Ce qui nous rend l’espérance parfois difficile, c’est que les signes de la présence de Dieu dans le monde sont petits, discrets. Lorsque des hommes s’entretuent, ça fait la une des médias. Lorsque des hommes prennent soin les uns des autres, ça passe inaperçu. Pourtant, je vous assure que je rencontre beaucoup plus de personnes serviables et généreuses que de tueurs. Et vous pouvez faire la même expérience, en regardant bien. Comme le disait saint François de Salles : « Le bien ne fait pas de bruit. » Mais il est bien réel, sa présence est permanente, massive et réjouissante si on veut bien le voir, l’entendre et il ne faut pas se laisser étourdir par les mauvaises nouvelles qui font du bruit.

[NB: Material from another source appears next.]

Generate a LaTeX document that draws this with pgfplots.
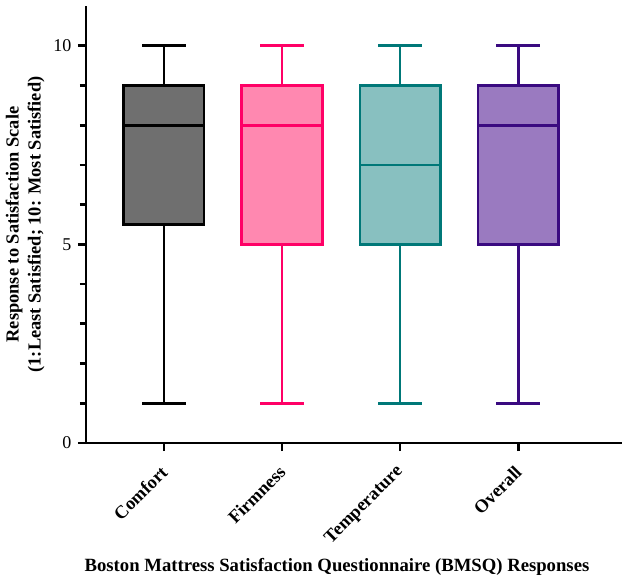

Chers amis, « Dieu a tellement aimé le monde qu’il a donné son Fils unique ». Dieu croit que ce monde est sauvable, il l’aime, il le rejoint, il l’épouse. Il se fait chair pour nous. Mettons en lui notre espérance, ne repoussons pas la joie !

Père Pierre-Marie Hascal

 

Messe du 24 décembre 2022, 22h à Notre-Dame de Chatou.

Les lectures étaient : Isaïe 9, 1-6 – Psaume 95 – Tite 2, 11-14  – Luc 2, 1-20.